Apesar de estarem a caminho de uma das mais mortíferas guerras jamais vistas, Malcolm Neville e William Harley mostram-se bem humorados nas cartas enviadas à família. Talvez não os quisessem preocupar ou então estariam a exibir o desprendimento face às dificuldades de que os australianos tanto se orgulham. Certo é que Neville relata à mãe estar a “passar um bom bocado” e que até “a comida tem sido realmente ótima até ao momento”. “Com exceção de uma refeição a que demos um funeral no mar”, escreve, com aparente boa disposição. 

D.R. Debra Brown

As próprias expressões usadas pelos dois soldados atestam a antiguidade das missivas. “O navio ondula e abana por todos os lados, mas estamos tão felizes como o Larry [happy as Larry]”, escreveu Malcolm Neville, usando um coloquialismo australiano que há muito desapareceu do uso corrente.

Neville também pede, na carta, que esta seja entregue – caso seja encontrada – à sua mãe, Robertina Neville, em Wilkawatt, que desde então se transformou numa cidade fantasma no Sul da Austrália. Já Harley, cuja mãe já tinha morrido em 1916, dava-se por satisfeito que a pessoa que encontrasse a garrafa ficasse com a mensagem. “Que a pessoa que encontre [esta mensagem] fique tão bem como nós nos encontramos presentemente”.

O casal que encontrou a garrafa, Deb e Peter Brown, suspeitam que esta terá ficado mais de uma década presa na areia das dunas.
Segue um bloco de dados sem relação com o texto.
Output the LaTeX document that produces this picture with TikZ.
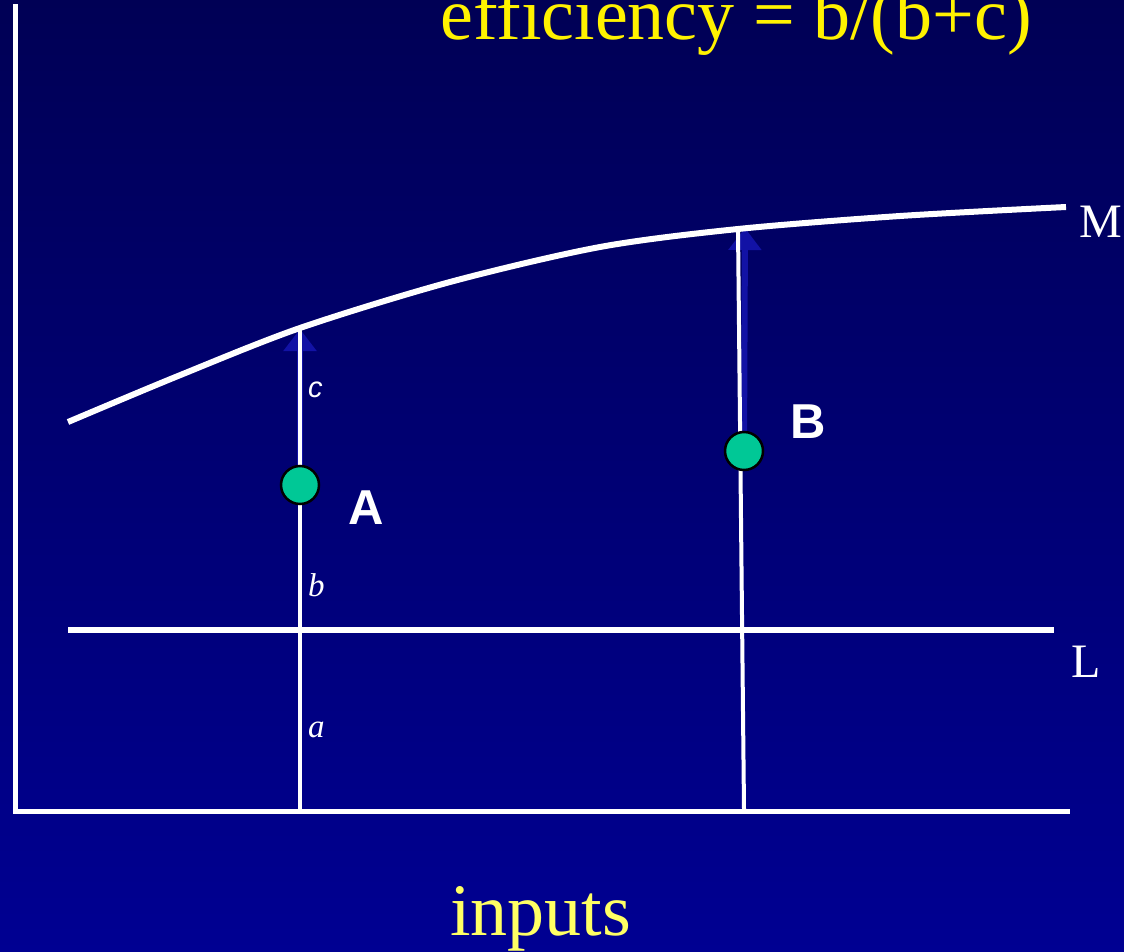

A grave erosão que se tem verificado nos últimos meses nas dunas da praia de Wharton – causados por ondas enormes – terá desalojado a garrafa do seu sono descansado. O papel das cartas estava molhado, mas as partes escritas continuavam bem legíveis.

“A garrafa está numa condição quase imaculada. Não tem quaisquer crustáceos [como pequenas lapas ou cracas] agarrados a ela. Acredito que se tivesse estado no mar ou exposta durante todo este tempo, o papel ter-se-ia desintegrado com a luz do sol. Não teríamos conseguido lê-la”, disse Deb Brown, citada pela Associated Press.
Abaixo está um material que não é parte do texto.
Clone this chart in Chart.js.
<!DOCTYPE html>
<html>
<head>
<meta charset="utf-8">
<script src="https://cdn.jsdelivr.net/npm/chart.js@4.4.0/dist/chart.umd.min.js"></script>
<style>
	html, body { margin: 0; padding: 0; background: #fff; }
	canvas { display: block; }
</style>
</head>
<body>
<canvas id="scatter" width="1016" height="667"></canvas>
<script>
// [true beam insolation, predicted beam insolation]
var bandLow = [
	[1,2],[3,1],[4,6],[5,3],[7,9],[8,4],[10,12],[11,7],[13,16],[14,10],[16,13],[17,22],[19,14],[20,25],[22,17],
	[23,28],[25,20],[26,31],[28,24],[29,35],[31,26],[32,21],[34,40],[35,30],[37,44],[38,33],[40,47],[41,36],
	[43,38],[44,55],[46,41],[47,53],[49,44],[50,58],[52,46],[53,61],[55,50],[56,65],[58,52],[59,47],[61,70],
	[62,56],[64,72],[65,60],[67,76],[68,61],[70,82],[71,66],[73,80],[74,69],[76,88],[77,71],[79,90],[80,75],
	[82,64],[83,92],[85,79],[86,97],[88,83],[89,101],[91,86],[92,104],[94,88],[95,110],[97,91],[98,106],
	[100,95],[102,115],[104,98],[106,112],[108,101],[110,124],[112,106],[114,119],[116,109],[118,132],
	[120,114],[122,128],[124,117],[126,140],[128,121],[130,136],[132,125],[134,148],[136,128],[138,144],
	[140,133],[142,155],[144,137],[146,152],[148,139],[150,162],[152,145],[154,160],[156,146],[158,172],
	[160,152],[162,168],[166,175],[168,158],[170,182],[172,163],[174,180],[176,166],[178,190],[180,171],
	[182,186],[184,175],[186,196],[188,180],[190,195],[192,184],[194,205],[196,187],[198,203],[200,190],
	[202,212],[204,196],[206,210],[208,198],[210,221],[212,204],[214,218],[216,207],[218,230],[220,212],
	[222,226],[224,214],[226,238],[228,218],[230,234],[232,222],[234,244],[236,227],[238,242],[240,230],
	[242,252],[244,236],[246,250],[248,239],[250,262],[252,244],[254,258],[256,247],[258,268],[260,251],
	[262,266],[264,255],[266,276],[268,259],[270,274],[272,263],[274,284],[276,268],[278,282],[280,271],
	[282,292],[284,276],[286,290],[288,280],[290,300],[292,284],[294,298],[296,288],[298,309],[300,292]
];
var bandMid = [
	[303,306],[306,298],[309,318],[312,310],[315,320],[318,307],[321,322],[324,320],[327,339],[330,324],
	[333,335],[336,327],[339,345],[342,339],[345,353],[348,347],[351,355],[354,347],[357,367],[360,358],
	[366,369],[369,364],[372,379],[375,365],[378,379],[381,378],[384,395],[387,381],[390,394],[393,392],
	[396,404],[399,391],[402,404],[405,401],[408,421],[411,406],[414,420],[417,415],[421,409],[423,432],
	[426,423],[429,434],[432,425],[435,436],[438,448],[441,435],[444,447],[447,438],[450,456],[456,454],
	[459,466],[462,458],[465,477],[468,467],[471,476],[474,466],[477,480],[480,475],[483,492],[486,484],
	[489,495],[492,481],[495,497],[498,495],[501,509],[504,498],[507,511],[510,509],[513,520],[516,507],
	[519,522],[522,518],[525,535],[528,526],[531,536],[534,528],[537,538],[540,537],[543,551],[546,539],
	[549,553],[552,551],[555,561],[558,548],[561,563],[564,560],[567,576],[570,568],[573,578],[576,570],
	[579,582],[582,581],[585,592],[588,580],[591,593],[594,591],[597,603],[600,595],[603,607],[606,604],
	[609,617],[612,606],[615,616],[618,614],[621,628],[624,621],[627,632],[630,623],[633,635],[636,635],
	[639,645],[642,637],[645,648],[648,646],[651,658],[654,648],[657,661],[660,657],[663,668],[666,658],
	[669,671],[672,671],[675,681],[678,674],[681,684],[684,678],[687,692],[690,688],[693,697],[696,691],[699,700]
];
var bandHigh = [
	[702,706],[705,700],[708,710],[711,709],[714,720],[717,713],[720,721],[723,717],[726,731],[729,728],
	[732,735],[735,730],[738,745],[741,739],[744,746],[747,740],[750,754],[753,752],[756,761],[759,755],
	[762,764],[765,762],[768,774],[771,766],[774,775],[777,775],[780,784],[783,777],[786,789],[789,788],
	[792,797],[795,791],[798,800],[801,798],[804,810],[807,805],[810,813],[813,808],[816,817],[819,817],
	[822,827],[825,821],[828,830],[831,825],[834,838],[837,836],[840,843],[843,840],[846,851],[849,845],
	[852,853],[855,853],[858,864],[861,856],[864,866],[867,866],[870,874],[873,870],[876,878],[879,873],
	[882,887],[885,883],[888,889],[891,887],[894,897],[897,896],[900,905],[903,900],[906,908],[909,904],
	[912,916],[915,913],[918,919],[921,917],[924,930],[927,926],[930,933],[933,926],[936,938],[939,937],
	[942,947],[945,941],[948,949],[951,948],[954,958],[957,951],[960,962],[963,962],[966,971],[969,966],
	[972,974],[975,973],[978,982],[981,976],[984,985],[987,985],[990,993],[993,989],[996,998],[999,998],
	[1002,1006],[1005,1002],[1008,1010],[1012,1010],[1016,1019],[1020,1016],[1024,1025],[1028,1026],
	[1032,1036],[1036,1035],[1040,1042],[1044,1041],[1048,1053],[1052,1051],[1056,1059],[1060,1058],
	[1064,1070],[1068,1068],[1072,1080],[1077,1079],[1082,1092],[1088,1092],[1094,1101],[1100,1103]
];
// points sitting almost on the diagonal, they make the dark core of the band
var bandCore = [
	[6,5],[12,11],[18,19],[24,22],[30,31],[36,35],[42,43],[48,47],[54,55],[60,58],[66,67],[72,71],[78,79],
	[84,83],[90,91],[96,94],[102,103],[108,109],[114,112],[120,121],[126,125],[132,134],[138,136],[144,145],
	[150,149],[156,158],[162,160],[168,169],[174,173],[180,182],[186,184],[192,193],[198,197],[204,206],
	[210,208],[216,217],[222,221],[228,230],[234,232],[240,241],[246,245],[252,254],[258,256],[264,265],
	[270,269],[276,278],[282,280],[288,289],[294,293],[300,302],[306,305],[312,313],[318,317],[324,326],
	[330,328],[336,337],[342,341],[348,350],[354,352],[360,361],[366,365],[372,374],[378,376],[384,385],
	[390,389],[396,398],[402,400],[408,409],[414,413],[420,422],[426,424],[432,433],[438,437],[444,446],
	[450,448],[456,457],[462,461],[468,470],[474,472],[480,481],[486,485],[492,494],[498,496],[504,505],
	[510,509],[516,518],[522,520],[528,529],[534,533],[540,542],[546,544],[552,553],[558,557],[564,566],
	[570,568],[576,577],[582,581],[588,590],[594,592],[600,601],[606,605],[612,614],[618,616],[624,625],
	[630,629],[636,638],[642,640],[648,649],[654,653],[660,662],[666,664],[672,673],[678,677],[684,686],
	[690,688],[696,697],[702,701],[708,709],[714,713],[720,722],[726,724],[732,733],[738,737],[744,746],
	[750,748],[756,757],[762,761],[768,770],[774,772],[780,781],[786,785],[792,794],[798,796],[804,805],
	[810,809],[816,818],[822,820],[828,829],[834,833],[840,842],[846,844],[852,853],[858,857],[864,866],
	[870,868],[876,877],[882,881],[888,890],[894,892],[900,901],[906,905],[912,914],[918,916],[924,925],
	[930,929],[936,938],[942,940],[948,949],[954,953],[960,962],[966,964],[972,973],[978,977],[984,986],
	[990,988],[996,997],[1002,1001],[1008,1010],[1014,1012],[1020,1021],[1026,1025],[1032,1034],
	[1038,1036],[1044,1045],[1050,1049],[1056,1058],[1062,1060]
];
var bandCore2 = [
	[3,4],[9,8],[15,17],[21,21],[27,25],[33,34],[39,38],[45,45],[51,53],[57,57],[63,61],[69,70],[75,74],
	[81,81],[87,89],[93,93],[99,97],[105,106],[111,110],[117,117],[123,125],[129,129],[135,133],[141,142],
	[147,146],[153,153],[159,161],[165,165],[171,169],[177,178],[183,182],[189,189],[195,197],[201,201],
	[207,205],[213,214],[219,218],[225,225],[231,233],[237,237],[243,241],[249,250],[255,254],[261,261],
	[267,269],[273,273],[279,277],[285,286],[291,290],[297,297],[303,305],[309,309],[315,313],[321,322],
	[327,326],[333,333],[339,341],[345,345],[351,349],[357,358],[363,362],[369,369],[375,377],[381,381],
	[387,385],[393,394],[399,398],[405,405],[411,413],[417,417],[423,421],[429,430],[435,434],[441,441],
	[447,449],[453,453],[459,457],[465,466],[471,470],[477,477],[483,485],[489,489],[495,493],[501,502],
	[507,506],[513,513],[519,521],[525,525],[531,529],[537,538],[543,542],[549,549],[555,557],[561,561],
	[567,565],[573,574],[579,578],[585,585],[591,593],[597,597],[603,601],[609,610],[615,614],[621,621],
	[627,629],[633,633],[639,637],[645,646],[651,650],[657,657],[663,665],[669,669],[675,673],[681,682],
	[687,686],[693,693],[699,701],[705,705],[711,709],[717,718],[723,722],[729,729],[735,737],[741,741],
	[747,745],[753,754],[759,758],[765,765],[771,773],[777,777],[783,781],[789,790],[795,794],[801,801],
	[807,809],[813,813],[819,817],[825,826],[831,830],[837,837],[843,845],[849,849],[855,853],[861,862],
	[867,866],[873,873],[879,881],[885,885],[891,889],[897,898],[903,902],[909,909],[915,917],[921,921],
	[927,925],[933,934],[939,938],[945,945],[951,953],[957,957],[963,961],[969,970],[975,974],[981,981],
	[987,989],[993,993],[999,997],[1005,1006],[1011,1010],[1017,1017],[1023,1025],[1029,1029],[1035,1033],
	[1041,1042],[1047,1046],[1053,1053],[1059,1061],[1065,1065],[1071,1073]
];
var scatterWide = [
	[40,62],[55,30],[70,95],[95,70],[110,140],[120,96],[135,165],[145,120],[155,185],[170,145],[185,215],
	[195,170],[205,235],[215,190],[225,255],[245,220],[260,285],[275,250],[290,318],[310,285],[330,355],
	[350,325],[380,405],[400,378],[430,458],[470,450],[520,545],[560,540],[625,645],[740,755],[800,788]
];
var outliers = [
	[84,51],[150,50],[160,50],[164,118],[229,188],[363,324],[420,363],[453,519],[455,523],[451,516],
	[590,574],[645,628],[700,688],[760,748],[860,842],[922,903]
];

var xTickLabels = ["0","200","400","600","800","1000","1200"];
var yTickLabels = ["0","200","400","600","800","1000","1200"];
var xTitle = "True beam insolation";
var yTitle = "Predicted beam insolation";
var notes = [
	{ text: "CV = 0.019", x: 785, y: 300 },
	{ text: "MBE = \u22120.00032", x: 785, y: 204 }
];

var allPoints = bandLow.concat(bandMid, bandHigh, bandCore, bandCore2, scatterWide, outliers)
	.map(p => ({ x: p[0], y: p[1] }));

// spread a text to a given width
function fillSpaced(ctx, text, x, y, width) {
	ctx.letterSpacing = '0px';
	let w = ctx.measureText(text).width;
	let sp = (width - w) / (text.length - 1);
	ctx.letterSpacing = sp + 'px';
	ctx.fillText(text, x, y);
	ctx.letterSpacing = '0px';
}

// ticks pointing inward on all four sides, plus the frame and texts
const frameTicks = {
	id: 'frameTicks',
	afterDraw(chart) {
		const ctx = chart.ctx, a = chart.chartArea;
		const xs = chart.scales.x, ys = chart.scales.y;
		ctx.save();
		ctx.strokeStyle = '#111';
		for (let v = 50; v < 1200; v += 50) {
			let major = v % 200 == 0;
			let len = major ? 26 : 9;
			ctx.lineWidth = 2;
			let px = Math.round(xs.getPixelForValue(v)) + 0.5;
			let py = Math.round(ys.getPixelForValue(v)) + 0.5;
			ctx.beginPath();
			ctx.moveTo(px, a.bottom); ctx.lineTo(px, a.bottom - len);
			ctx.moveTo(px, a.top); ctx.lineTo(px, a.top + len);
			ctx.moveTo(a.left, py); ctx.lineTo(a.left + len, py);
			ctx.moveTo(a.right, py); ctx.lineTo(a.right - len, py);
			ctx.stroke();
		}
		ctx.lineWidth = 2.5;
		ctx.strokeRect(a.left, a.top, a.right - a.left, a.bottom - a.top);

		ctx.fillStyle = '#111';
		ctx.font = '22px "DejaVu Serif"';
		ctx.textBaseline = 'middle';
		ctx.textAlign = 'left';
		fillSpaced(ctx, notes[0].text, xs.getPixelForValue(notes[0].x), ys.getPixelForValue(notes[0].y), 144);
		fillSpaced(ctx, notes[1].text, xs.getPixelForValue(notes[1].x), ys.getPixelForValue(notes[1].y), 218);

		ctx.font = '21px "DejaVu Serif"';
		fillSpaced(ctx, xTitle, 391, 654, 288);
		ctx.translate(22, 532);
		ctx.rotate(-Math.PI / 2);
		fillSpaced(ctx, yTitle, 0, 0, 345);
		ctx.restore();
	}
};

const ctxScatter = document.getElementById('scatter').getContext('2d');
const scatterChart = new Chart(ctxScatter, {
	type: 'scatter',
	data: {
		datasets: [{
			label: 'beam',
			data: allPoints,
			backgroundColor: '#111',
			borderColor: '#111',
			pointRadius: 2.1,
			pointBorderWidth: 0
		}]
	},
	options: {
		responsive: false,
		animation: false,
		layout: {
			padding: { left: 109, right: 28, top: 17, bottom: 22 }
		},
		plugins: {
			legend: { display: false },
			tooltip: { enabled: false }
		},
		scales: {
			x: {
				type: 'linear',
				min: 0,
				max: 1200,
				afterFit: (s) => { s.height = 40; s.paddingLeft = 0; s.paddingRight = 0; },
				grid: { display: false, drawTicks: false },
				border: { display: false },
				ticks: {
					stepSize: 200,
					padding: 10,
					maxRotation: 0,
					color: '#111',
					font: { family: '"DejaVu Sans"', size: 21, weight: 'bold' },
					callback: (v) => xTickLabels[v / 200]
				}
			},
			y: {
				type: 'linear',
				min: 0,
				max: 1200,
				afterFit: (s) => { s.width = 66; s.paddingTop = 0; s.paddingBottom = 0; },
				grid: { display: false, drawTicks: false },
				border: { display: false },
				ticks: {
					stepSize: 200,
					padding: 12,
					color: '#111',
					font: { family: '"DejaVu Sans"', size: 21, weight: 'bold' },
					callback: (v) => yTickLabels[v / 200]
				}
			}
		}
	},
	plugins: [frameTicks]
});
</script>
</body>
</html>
E foi assim, por ter conseguido ler as cartas, que Deb Brown se lançou numa missão para encontrar os familiares dos dois soldados.

A campa do soldado Neville, no cemitério de Longuval, França.
A campa do soldado Neville, no cemitério de Longuval, França.D.R. Maureen Steinborner

A neta de William Harley, Ann Turner, disse que a sua família ficou “absolutamente em choque” com a descoberta. “Não conseguimos acreditar. Parece mesmo um milagre e sentimos que o nosso avô nos contactou a partir da cova”, disse Ann Turner à ABC news (Australian Broadcasting Corp).
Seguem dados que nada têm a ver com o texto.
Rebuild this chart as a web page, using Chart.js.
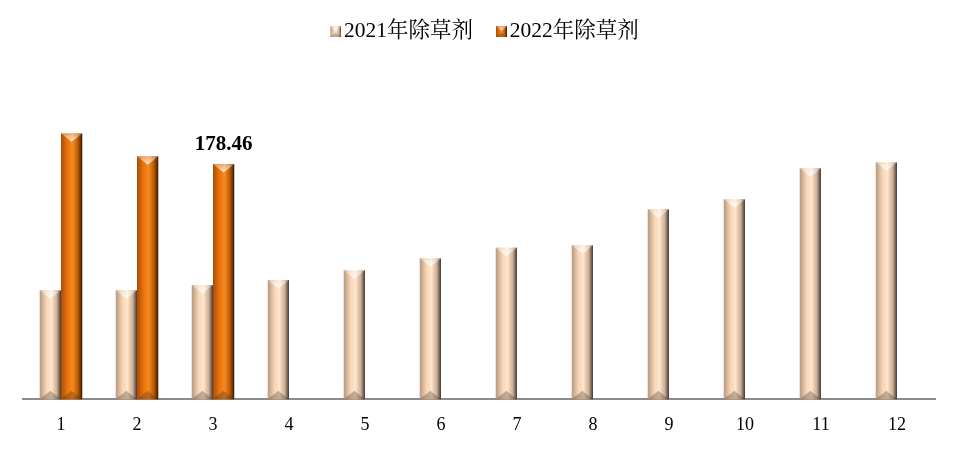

Já Herbie Neville, o bisneto de Malcolm Neville, disse que a família se reuniu, aproximou-se, pela “incrível” descoberta.

“Parece que ele estava bastante feliz por ir para a guerra. É muito triste o que aconteceu. É muito triste ele ter perdido lá a vida”, sublinhou. “Mas UAU! Que grande homem ele era!”, concluiu, sem esconder o orgulho.